June 16, 2026 · 2 min read

    A Traveller's Tale in Diriyah: Designing Dragone's Terhal

    Inside Terhal (2025) at Diriyah's Mayadeen venue in Saudi Arabia — a Dragone creation celebrating Saudi heritage, with set design by Patrick Larsen, Studio Bound.

    Terhal (2025) at the Mayadeen venue in Diriyah, Saudi Arabia — a Dragone creation. Set design by Patrick Larsen, Studio Bound.
    Terhal (2025) at the Mayadeen venue in Diriyah, Saudi Arabia — a Dragone creation. Set design by Patrick Larsen, Studio Bound.

    Terhal — Arabic for "journeying" — is a Dragone creation that ran in August 2025 at the purpose-built Mayadeen venue in Diriyah, Saudi Arabia. I did the set design.

    Saad's journey

    At the centre of the show is Saad, a young Saudi man who wants to shape his country's future. He travels through the Kingdom's landscapes and traditions and comes back to his village wiser. The story keeps moving — different worlds, different chapters. For me that's both useful and hard. Every chapter wants its own environment, and all of them have to belong to the same place.

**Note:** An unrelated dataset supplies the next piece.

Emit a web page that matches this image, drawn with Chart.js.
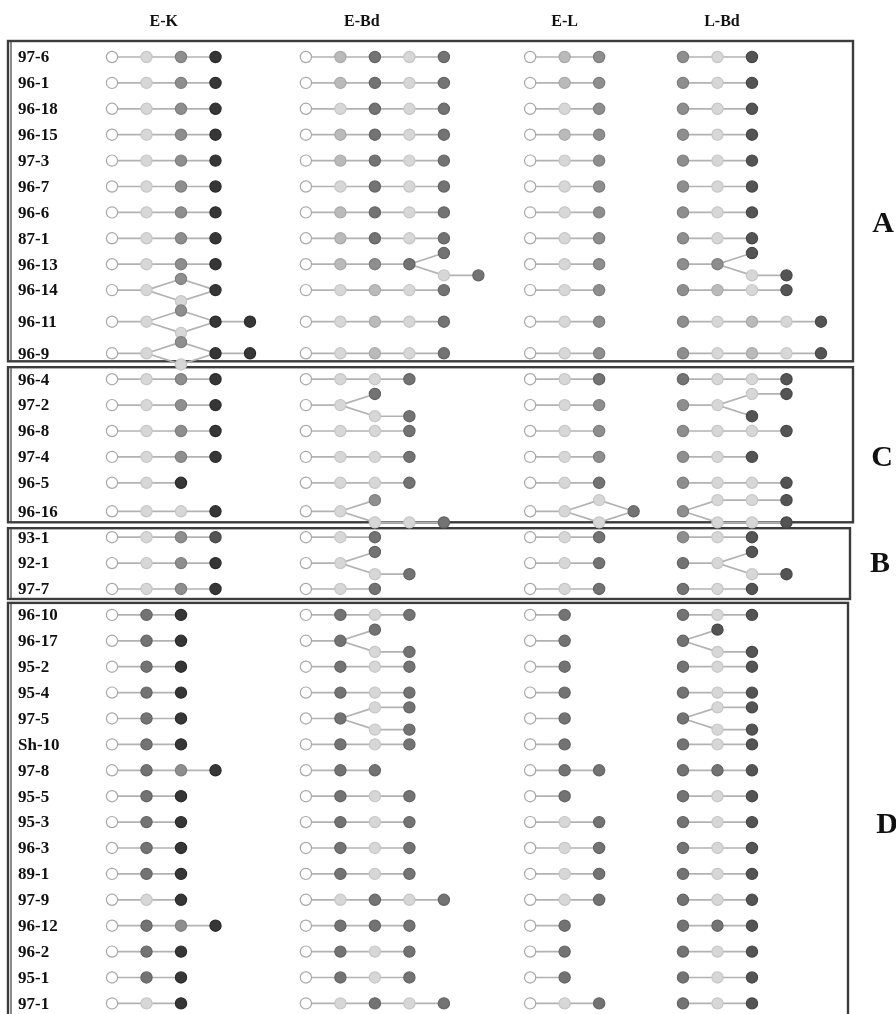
<!DOCTYPE html>
<html><head><meta charset="utf-8">
<script src="https://cdn.jsdelivr.net/npm/chart.js@4.4.1/dist/chart.umd.min.js"></script>
<style>html,body{margin:0;padding:0;background:#fff}#wrap{position:relative;width:896px;height:1014px}</style>
</head><body><div id="wrap"><canvas id="c"></canvas></div>
<script>
// ---------------- DATA ----------------
const isolates = ['97-6','96-1','96-18','96-15','97-3','96-7','96-6','87-1','96-13','96-14','96-11','96-9',
  '96-4','97-2','96-8','97-4','96-5','96-16',
  '93-1','92-1','97-7',
  '96-10','96-17','95-2','95-4','97-5','Sh-10','97-8','95-5','95-3','96-3','89-1','97-9','96-12','96-2','95-1','97-1'];
const columns = ['E-K','E-Bd','E-L','L-Bd'];
// node shade sequences; [up|down] = branch into two lanes, letters after ] merge back
const ekPaths = ['olmk','olmk','olmk','olmk','olmk','olmk','olmk','olmk','olmk','ol[m|l]k','ol[m|l]kk','ol[m|l]kk',
  'olmk','olmk','olmk','olmk','olk','ollk',
  'olmn','olmk','olmk',
  'odk','odk','odk','odk','odk','odk','odmk','odk','odk','odk','odk','olk','odmk','odk','odk','olk'];
const ebdPaths = ['oadld','oadld','oldld','oadld','oadld','oldld','oadld','oadld','oamd[d|ld]','olald','olald','olald',
  'olld','ol[d|ld]','olld','olld','olld','ol[m|lld]',
  'old','ol[d|ld]','old',
  'odld','od[d|ld]','odld','odld','od[ld|ld]','odld','odd','odld','odld','odld','odld','oldld','oddd','odld','odld','oldld'];
const elPaths = ['oam','oam','olm','oam','olm','olm','olm','olm','olm','olm','olm','olm',
  'old','olm','olm','olm','old','ol[l|l]d',
  'old','old','old',
  'od','od','od','od','od','od','odd','od','old','old','old','old','od','od','od','old'];
const lbdPaths = ['mln','mln','mln','mln','mln','mln','mln','mln','mm[n|ln]','maln','mlaln','mlaln',
  'dlln','ml[ln|n]','mlln','mln','mlln','m[lln|lln]',
  'mln','dl[n|ln]','dln',
  'dln','d[n|ln]','dln','dln','d[ln|ln]','dln','ddn','dln','dln','dln','dln','dln','ddn','dln','dln','dln'];
const clusterNames = ['A','C','B','D'];
const clusterFirst = ['97-6','96-4','93-1','96-10'];
const clusterLast  = ['96-9','96-16','97-7','97-1'];

// ---------------- STYLE / LAYOUT ----------------
const shadeFill = {o:'#ffffff', l:'#d7d7d7', a:'#bababa', m:'#8e8e8e', d:'#737373', n:'#545454', k:'#363636'};
const shadeBorder = {o:'#a8a8a8', l:'#c6c6c6', a:'#a9a9a9', m:'#7e7e7e', d:'#646464', n:'#474747', k:'#2a2a2a'};
const STEP_PX = 34.5, ROW_PX = 25.9, X0 = 112, Y0 = 57;
const colOffset = [0, 5.62, 12.12, 16.55];
const headerOffset = [1.5, 1.62, 1.0, 1.13];
const laneShift = 0.43;
const extraGap = {'96-11':0.22,'96-9':0.22,'96-16':0.1};
const boxPadTop = [16, 12, 9, 12], boxPadBot = [8, 11, 10, 40];
const boxRightPx = [853, 853, 850, 848], boxLeftPx = 8;
const letterRow = [6.45, 15.48, 19.6, 29.65], letterXPx = [883, 882, 880, 887];

const rowY = [];
let acc = 0;
isolates.forEach((n, i) => { acc += (extraGap[n] || 0); rowY.push(i + acc); });

function parseCell(str) {
  const nodes = [], edges = [];
  let step = 0, prev = [], i = 0;
  const add = (s, lane, ch, from) => {
    nodes.push({s, lane, ch});
    const id = nodes.length - 1;
    from.forEach(p => edges.push([p, id]));
    return id;
  };
  while (i < str.length) {
    const c = str[i];
    if (c === '[') {
      const j = str.indexOf(']', i);
      const parts = str.slice(i + 1, j).split('|');
      const ends = []; let maxStep = step;
      parts.forEach((p, k) => {
        const lane = k === 0 ? -1 : 1;
        let pr = prev.slice(), st = step;
        for (const ch of p) { pr = [add(st, lane, ch, pr)]; st++; }
        ends.push(...pr); maxStep = Math.max(maxStep, st);
      });
      prev = ends; step = maxStep; i = j + 1;
    } else {
      prev = [add(step, 0, c, prev)]; step++; i++;
    }
  }
  return {nodes, edges};
}

const allPaths = [ekPaths, ebdPaths, elPaths, lbdPaths];
const datasets = [];
const nodePts = [], nodeFill = [], nodeBorder = [];
allPaths.forEach((paths, g) => {
  paths.forEach((str, r) => {
    const {nodes, edges} = parseCell(str);
    const pos = nodes.map(n => ({x: colOffset[g] + n.s, y: rowY[r] + n.lane * laneShift}));
    edges.forEach(([a, b]) => {
      datasets.push({data: [pos[a], pos[b]], showLine: true, borderColor: '#b2b2b2', borderWidth: 1.7,
        pointRadius: 0, pointHoverRadius: 0, order: 1});
    });
    nodes.forEach((n, k) => { nodePts.push(pos[k]); nodeFill.push(shadeFill[n.ch]); nodeBorder.push(shadeBorder[n.ch]); });
  });
});
datasets.push({data: nodePts, showLine: false, pointRadius: 5.6, pointHoverRadius: 5.6,
  pointBackgroundColor: nodeFill, pointBorderColor: nodeBorder, pointBorderWidth: 1.2, order: 0});

const decor = {
  id: 'decor',
  beforeDatasetsDraw(chart) {
    const {ctx, scales: {x, y}} = chart;
    ctx.save();
    ctx.strokeStyle = '#3c3c3c'; ctx.lineWidth = 2.4;
    clusterNames.forEach((c, i) => {
      const t = y.getPixelForValue(rowY[isolates.indexOf(clusterFirst[i])]) - boxPadTop[i];
      const b = y.getPixelForValue(rowY[isolates.indexOf(clusterLast[i])]) + boxPadBot[i];
      ctx.strokeRect(boxLeftPx, t, boxRightPx[i] - boxLeftPx, b - t);
      ctx.beginPath(); ctx.lineWidth = 1.2; ctx.moveTo(boxLeftPx + 3, t + 1); ctx.lineTo(boxLeftPx + 3, b - 1); ctx.stroke();
      ctx.lineWidth = 2.4;
    });
    ctx.restore();
  },
  afterDatasetsDraw(chart) {
    const {ctx, scales: {x, y}} = chart;
    ctx.save();
    ctx.fillStyle = '#111';
    ctx.textBaseline = 'middle';
    ctx.font = 'bold 16px "Liberation Serif", "Times New Roman", serif';
    ctx.textAlign = 'center';
    columns.forEach((c, g) => ctx.fillText(c, x.getPixelForValue(colOffset[g] + headerOffset[g]), y.getPixelForValue(-1.35)));
    ctx.font = 'bold 17px "Liberation Serif", "Times New Roman", serif';
    ctx.textAlign = 'left';
    isolates.forEach((n, i) => ctx.fillText(n, 18, y.getPixelForValue(rowY[i]) + 1));
    ctx.font = 'bold 30px "Liberation Serif", "Times New Roman", serif';
    ctx.textAlign = 'center';
    clusterNames.forEach((c, i) => ctx.fillText(c, letterXPx[i], y.getPixelForValue(letterRow[i])));
    ctx.restore();
  }
};

new Chart(document.getElementById('c'), {
  type: 'scatter',
  data: {datasets},
  options: {
    responsive: true, maintainAspectRatio: false, animation: false,
    layout: {padding: 0, autoPadding: false},
    events: [],
    scales: {
      x: {type: 'linear', display: false, min: -X0 / STEP_PX, max: (896 - X0) / STEP_PX},
      y: {type: 'linear', display: false, reverse: true, min: -Y0 / ROW_PX, max: (1014 - Y0) / ROW_PX}
    },
    plugins: {legend: {display: false}, tooltip: {enabled: false}}
  },
  plugins: [decor]
});
</script></body></html>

    Terhal follows Saad, a young traveller, across the Kingdom's landscapes and traditions.
    Terhal follows Saad, a young traveller, across the Kingdom's landscapes and traditions — performed by a global ensemble of more than 120.

    Two stages in one

    The main stage is 36 metres across and split into two performance areas. Scenes can run in parallel or trade off without the lights going down. It's as much engineering as scenography — the room has to fill a purpose-built theatre, read for a large live audience, and reconfigure cleanly every night across a long run.

    A 36-metre main stage split into two performance areas.
    A 36-metre main stage split into two performance areas lets scenes run in parallel and shift in full view of the audience. Set design by Patrick Larsen, Studio Bound.

    The chandelier as a character

    The signature piece hangs overhead. A kinetic chandelier built from light — three concentric LED rings, each in four independently moving sections, choreographed to move with the show. Less a fixture than another performer. Designing around something like that pushes everything beneath it: sightlines, rigging, the whole stage picture has to give it room to rise, open and transform.

    A monumental kinetic chandelier of three concentric LED rings.
    A monumental kinetic chandelier — three concentric LED rings, each in four independently moving sections — hangs above the stage as a character in its own right.

    The cast

    More than 120 performers. Over 60 Saudi artists alongside 60 international ones, drawn from more than 20 nations. Traditional Saudi dance, acrobatics, stunts, FX, aerial work, a dozen aerialists on custom rigs, two horses doing vaulting routines. The set has to frame an intimate folk dance one minute and a high aerial sequence the next, with the same confidence.

    More than 60 Saudi artists share the stage with some 60 international performers.
    More than 60 Saudi artists share the stage with some 60 international performers — from traditional dance to aerial and equestrian acts.

    Architecture, lit like cinema

    At this scale you design at the scale of architecture and light it like cinema. Each chapter gets its own world, but the evening still has to read as one place. I think about it less as "set" and more as a building the show lives inside.

    Architectural-scale set wrapped in large-format light and projection.
    Designed at architectural scale and wrapped in large-format light and projection, the environment shifts with every chapter of the story.

    The first Dragone show since Franco

    Terhal carries weight for the Dragone team. It's the first creation to open since Franco Dragone passed, and he was involved in most of the development. I've worked inside Dragone projects for a long time — Splendor in Wuxi, Amystika in Vegas, work across the Gulf. This one feels like a continuation of that.

    The first Dragone creation to open since the passing of founder Franco Dragone.
    Terhal is the first Dragone creation to open since the passing of founder Franco Dragone, developed with his involvement through much of the process.

    Part of what's happening in the Gulf

    Terhal sits inside Diriyah Season, which is part of the broader cultural build-out across the region. A lot of the bigger live work I do now lives in this orbit.

    Terhal (2025), Diriyah — a Dragone creation celebrating Saudi heritage.
    Terhal (2025), Diriyah — a Dragone creation celebrating Saudi heritage. Set design by Patrick Larsen, Studio Bound.